STATED PROBLEM
Take the material below and retype it in full; pictures are left out.

SUPPLIED MATERIAL
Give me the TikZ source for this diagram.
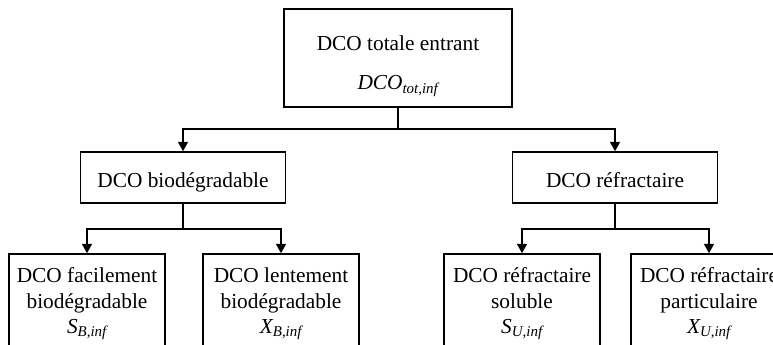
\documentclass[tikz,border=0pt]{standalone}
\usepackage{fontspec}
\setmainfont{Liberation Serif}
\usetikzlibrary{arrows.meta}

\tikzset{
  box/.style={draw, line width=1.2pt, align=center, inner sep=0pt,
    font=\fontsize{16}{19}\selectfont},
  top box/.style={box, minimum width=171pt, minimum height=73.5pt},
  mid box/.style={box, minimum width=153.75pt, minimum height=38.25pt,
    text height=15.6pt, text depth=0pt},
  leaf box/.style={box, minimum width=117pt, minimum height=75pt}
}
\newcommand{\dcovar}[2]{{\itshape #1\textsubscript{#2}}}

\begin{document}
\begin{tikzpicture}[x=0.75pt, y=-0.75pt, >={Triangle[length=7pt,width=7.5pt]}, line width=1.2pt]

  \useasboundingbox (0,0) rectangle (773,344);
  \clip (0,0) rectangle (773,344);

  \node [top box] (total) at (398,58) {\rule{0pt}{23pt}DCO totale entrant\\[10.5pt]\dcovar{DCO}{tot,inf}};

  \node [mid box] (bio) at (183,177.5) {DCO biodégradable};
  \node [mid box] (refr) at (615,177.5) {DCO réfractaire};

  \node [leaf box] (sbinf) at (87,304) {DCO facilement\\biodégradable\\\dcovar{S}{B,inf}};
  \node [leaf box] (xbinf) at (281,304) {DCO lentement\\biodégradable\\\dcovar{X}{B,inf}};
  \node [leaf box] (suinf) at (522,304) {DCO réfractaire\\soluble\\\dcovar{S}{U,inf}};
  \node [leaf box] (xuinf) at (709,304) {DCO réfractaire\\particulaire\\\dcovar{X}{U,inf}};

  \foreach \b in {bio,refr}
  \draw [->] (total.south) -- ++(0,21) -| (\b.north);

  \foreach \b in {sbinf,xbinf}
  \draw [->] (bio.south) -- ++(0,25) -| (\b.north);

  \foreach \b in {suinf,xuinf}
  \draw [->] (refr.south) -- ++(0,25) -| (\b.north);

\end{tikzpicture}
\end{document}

OUTPUT FOR THIS TASK
Give me the TikZ source for this diagram.
\documentclass[tikz,border=0pt]{standalone}
\usepackage{fontspec}
\setmainfont{Liberation Serif}
\usetikzlibrary{arrows.meta}

\tikzset{
  box/.style={draw, line width=1.2pt, align=center, inner sep=0pt,
    font=\fontsize{16}{19}\selectfont},
  top box/.style={box, minimum width=171pt, minimum height=73.5pt},
  mid box/.style={box, minimum width=153.75pt, minimum height=38.25pt,
    text height=15.6pt, text depth=0pt},
  leaf box/.style={box, minimum width=117pt, minimum height=75pt}
}
\newcommand{\dcovar}[2]{{\itshape #1\textsubscript{#2}}}

\begin{document}
\begin{tikzpicture}[x=0.75pt, y=-0.75pt, >={Triangle[length=7pt,width=7.5pt]}, line width=1.2pt]

  \useasboundingbox (0,0) rectangle (773,344);
  \clip (0,0) rectangle (773,344);

  \node [top box] (total) at (398,58) {\rule{0pt}{23pt}DCO totale entrant\\[10.5pt]\dcovar{DCO}{tot,inf}};

  \node [mid box] (bio) at (183,177.5) {DCO biodégradable};
  \node [mid box] (refr) at (615,177.5) {DCO réfractaire};

  \node [leaf box] (sbinf) at (87,304) {DCO facilement\\biodégradable\\\dcovar{S}{B,inf}};
  \node [leaf box] (xbinf) at (281,304) {DCO lentement\\biodégradable\\\dcovar{X}{B,inf}};
  \node [leaf box] (suinf) at (522,304) {DCO réfractaire\\soluble\\\dcovar{S}{U,inf}};
  \node [leaf box] (xuinf) at (709,304) {DCO réfractaire\\particulaire\\\dcovar{X}{U,inf}};

  \foreach \b in {bio,refr}
  \draw [->] (total.south) -- ++(0,21) -| (\b.north);

  \foreach \b in {sbinf,xbinf}
  \draw [->] (bio.south) -- ++(0,25) -| (\b.north);

  \foreach \b in {suinf,xuinf}
  \draw [->] (refr.south) -- ++(0,25) -| (\b.north);

\end{tikzpicture}
\end{document}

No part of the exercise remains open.